Casablanca
Un cartel rasgado puede ser también arte.
Vas paseando por la calle y los carteles se acumulan en los muros. Carteles sobre carteles. Capas sobre capas. Rasgas uno y aparece otro, y de pronto, como por arte de magia, las dos imágenes dialogan.
Porque quizás en realidad el mundo no se actualiza, sino que se va tapando, se acumula. Y poco a poco acaba deteriorándose, mezclándose, confundiéndose. Es como nuestro inconsciente.
Esa imagen es el retrato perfecto, la crítica a una sociedad de consumo que cada vez va más rápido, cada vez es más compleja.
Los carteles cinematográficos de Rotella pueden verse como un retrato de la ciudad, de cualquier ciudad, que cada vez son más parecidas todas. También de una época. Un viejo cartel de la película «Casablanca» (Michael Curtiz, 1942) nos trae recuerdos del pasado, más aún si está deteriorado.
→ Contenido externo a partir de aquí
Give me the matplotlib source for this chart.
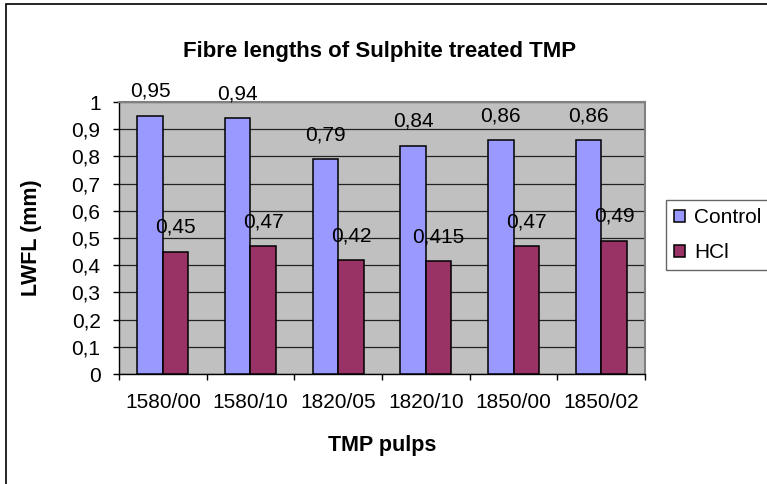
import numpy as np
import matplotlib
matplotlib.use('Agg')
import matplotlib.pyplot as plt
from matplotlib.patches import Rectangle

plt.rcParams['font.family'] = ['Liberation Sans', 'DejaVu Sans']

W, H = 767, 484

# data
pulps = ['1580/00', '1580/10', '1820/05', '1820/10', '1850/00', '1850/02']
control = [0.95, 0.94, 0.79, 0.84, 0.86, 0.86]
hcl = [0.45, 0.47, 0.42, 0.415, 0.47, 0.49]
control_labels = ['0,95', '0,94', '0,79', '0,84', '0,86', '0,86']
hcl_labels = ['0,45', '0,47', '0,42', '0,415', '0,47', '0,49']
y_ticks = [0, 0.1, 0.2, 0.3, 0.4, 0.5, 0.6, 0.7, 0.8, 0.9, 1.0]
y_ticklabels = ['0', '0,1', '0,2', '0,3', '0,4', '0,5', '0,6', '0,7', '0,8', '0,9', '1']

fig = plt.figure(figsize=(W / 100, H / 100), dpi=100)
fig.patch.set_facecolor('white')

# plot area in pixels: x 119..645, y 102..374
ax = fig.add_axes([119 / W, 1 - 374 / H, 526 / W, 272 / H])
ax.set_facecolor('#C0C0C0')

x = np.arange(len(pulps))
bw = 0.292
b1 = ax.bar(x - bw / 2, control, bw, color='#9999FF', edgecolor='black', linewidth=1.1,
            label='Control', zorder=3)
b2 = ax.bar(x + bw / 2, hcl, bw, color='#993366', edgecolor='black', linewidth=1.1,
            label='HCl', zorder=3)

for bars, labs in ((b1, control_labels), (b2, hcl_labels)):
    for r, lab in zip(bars, labs):
        ax.annotate(lab, (r.get_x() + r.get_width() / 2, r.get_height()),
                    xytext=(0, 13.5), textcoords='offset points',
                    ha='center', va='baseline', fontsize=15, annotation_clip=False)

ax.set_xlim(-0.5, len(pulps) - 0.5)
ax.set_ylim(0, 1)

ax.set_yticks(y_ticks)
ax.set_yticklabels(y_ticklabels, fontsize=15)
ax.tick_params(axis='y', length=4.3, width=1, pad=9, direction='out', color='black')

ax.set_xticks(x)
ax.set_xticklabels(pulps, fontsize=15)
ax.set_xticks(np.arange(len(pulps) + 1) - 0.5, minor=True)
ax.tick_params(axis='x', which='major', length=0, pad=14)
ax.tick_params(axis='x', which='minor', length=4.3, width=1, direction='out', color='black')

ax.yaxis.grid(True, color='#222222', linewidth=0.9, zorder=1)
ax.set_axisbelow(True)

for s in ('top', 'right'):
    ax.spines[s].set_color('#808080')
    ax.spines[s].set_linewidth(1.5)
for s in ('left', 'bottom'):
    ax.spines[s].set_color('black')
    ax.spines[s].set_linewidth(1)

ax.set_ylabel('LWFL (mm)', fontsize=15.5, fontweight='bold', labelpad=14)
ax.yaxis.set_label_coords(-(119 - 32) / 526, 0.5)
ax.set_xlabel('TMP pulps', fontsize=15.5, fontweight='bold')
ax.xaxis.set_label_coords(0.5, -(445 - 374) / 272)
ax.xaxis.label.set_va('center')
ax.yaxis.label.set_va('center')

fig.text(380 / W, 1 - 57 / H, 'Fibre lengths of Sulphite treated TMP',
         ha='center', va='baseline', fontsize=16, fontweight='bold')

leg = fig.legend(handles=[b1, b2], loc='upper left',
                 bbox_to_anchor=(666 / W, 1 - 200 / H), bbox_transform=fig.transFigure,
                 fontsize=15, frameon=True, fancybox=False, shadow=False,
                 handlelength=0.5, handleheight=0.5, handletextpad=0.45,
                 labelspacing=0.75, borderpad=0.4, borderaxespad=0)
leg.get_frame().set_edgecolor('#404040')
leg.get_frame().set_linewidth(1)

# outer chart frame
fig.patches.append(Rectangle((5.5 / W, -0.1), 2, 1.1 - 4.5 / H, transform=fig.transFigure,
                             fill=False, edgecolor='black', linewidth=1.2))

fig.savefig('out.png', dpi=100)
Rotella utilizaba la técnica del decollage para plasmar el paso del tiempo, la fragilidad de las imágenes, la ingenuidad de una época, lo implacable de una sociedad consumista, las diversas capas que hay en la historia del arte…
Nuestra sociedad capitalista se nutre del consumo, del usar y tirar. Es como una religión. Y eso incluye a sus dioses. Una mitología de estrellas que también brillan un tiempo y se desechan, se rompen. Como Bogart y Bergman, que en el siglo XXI pertenecen ya a tiempos casi arcaicos.
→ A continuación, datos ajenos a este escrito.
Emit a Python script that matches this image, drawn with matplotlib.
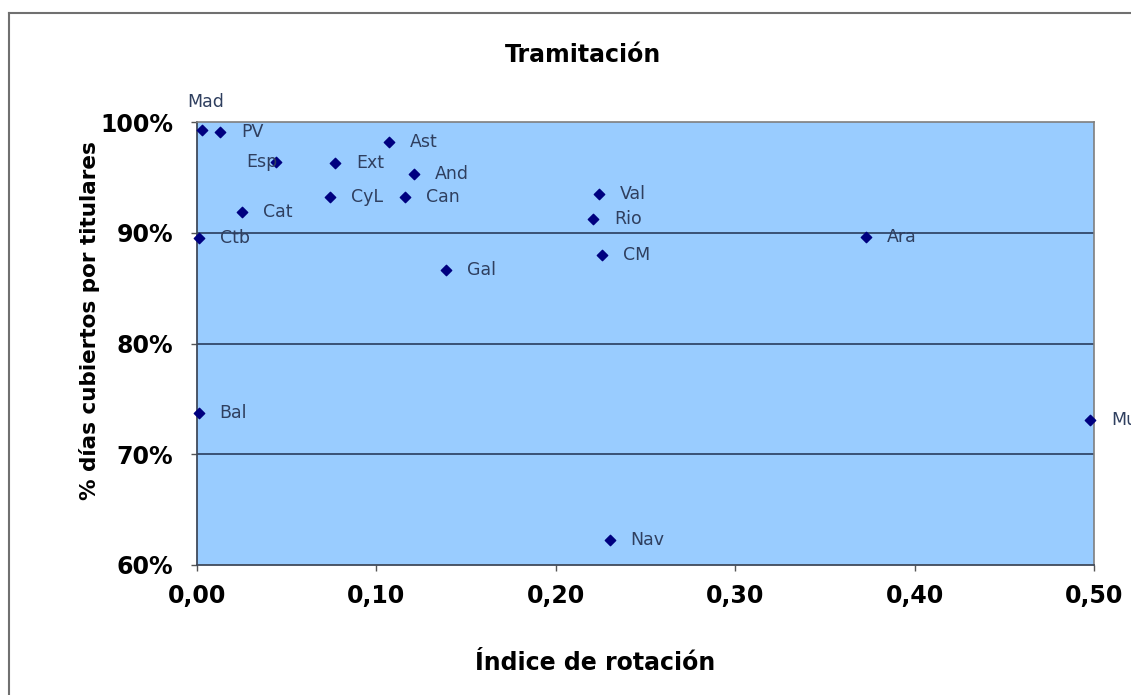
import matplotlib
matplotlib.use("Agg")
import matplotlib.pyplot as plt
from matplotlib.lines import Line2D
from matplotlib.ticker import FuncFormatter

# Rotation index vs. share of days covered by permanent staff, by region
regiones = ["Mad", "PV", "Esp", "Ext", "Ast", "And", "CyL", "Can", "Cat", "Ctb",
            "Val", "Rio", "CM", "Gal", "Ara", "Bal", "Mu", "Nav"]
rotacion = [0.003, 0.013, 0.044, 0.077, 0.107, 0.121, 0.074, 0.116, 0.025, 0.001,
            0.224, 0.221, 0.226, 0.139, 0.373, 0.001, 0.498, 0.230]
cubiertos = [0.993, 0.991, 0.964, 0.963, 0.982, 0.953, 0.932, 0.932, 0.919, 0.895,
             0.935, 0.912, 0.880, 0.866, 0.896, 0.737, 0.731, 0.623]

x_ticks = [0.0, 0.1, 0.2, 0.3, 0.4, 0.5]
y_ticks = [0.6, 0.7, 0.8, 0.9, 1.0]

# label offsets in points (dx, dy) and alignment
offsets = {"Mad": (-11, 20, "left"), "Esp": (1, 0, "right")}

navy = "#000080"
label_col = "#2f3f5f"

fig = plt.figure(figsize=(11.31, 6.95), dpi=100)
ax = fig.add_axes([197 / 1131, 1 - 565 / 695, (1094 - 197) / 1131, (565 - 122) / 695])

ax.set_facecolor("#99ccff")
ax.scatter(rotacion, cubiertos, marker="D", s=28, color=navy, zorder=3, clip_on=False)

for name, x, y in zip(regiones, rotacion, cubiertos):
    dx, dy, ha = offsets.get(name, (15, 0, "left"))
    ax.annotate(name, (x, y), xytext=(dx, dy), textcoords="offset points",
                ha=ha, va="center", fontsize=12.5, color=label_col,
                annotation_clip=False, zorder=4)

ax.set_xlim(0, 0.5)
ax.set_ylim(0.6, 1.0)
ax.set_xticks(x_ticks)
ax.set_yticks(y_ticks)
ax.xaxis.set_major_formatter(FuncFormatter(lambda v, p: f"{v:.2f}".replace(".", ",")))
ax.yaxis.set_major_formatter(FuncFormatter(lambda v, p: f"{v * 100:.0f}%"))

for y in [0.7, 0.8, 0.9]:
    ax.axhline(y, color="#1f3050", lw=1.1, zorder=1)

for side in ["left", "bottom"]:
    ax.spines[side].set_color("#404a5a")
    ax.spines[side].set_linewidth(1.3)
for side in ["top", "right"]:
    ax.spines[side].set_color("#7f7f7f")
    ax.spines[side].set_linewidth(1.2)

ax.tick_params(axis="both", direction="out", length=4, width=1, color="#555555",
               labelsize=17)
for lab in ax.get_xticklabels() + ax.get_yticklabels():
    lab.set_fontweight("bold")
ax.tick_params(axis="x", pad=10)
ax.tick_params(axis="y", pad=13)

ax.set_xlabel("Índice de rotación", fontsize=17, fontweight="bold")
ax.xaxis.set_label_coords((595 - 197) / 897, -(663 - 565) / 443)
ax.xaxis.label.set_va("center")
ax.set_ylabel("% días cubiertos por titulares", fontsize=15.5, fontweight="bold")
ax.yaxis.set_label_coords(-(197 - 90) / 897, (565 - 321) / 443)
ax.yaxis.label.set_va("center")

fig.text(583 / 1131, 1 - 55 / 695, "Tramitación", fontsize=17, fontweight="bold",
         ha="center", va="center")

# outer chart frame (left and top edges)
fig.add_artist(Line2D([9 / 1131, 9 / 1131], [0, 1 - 13 / 695], transform=fig.transFigure,
                      color="#707070", lw=1.5))
fig.add_artist(Line2D([9 / 1131, 1], [1 - 13 / 695, 1 - 13 / 695], transform=fig.transFigure,
                      color="#707070", lw=1.5))

fig.savefig("out.png", dpi=100)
El hecho de rasgar una obra también habla de gesto (Rotella conoció, estudió y como buen artista, robó de los expresionistas abstractos), de destrucción (el dadá, ya muerto, renace otra vez y está presente en esta obra), de apropiarse de los pecios de la información (el cartel es un ready-made en toda regla), de asistir impasibles al espectáculo del deterioro de algó que brilló hace unos instantes (es como el lado oscuro del Pop art).
Rotella nos habla de pararse un momento a leer lo que hay debajo.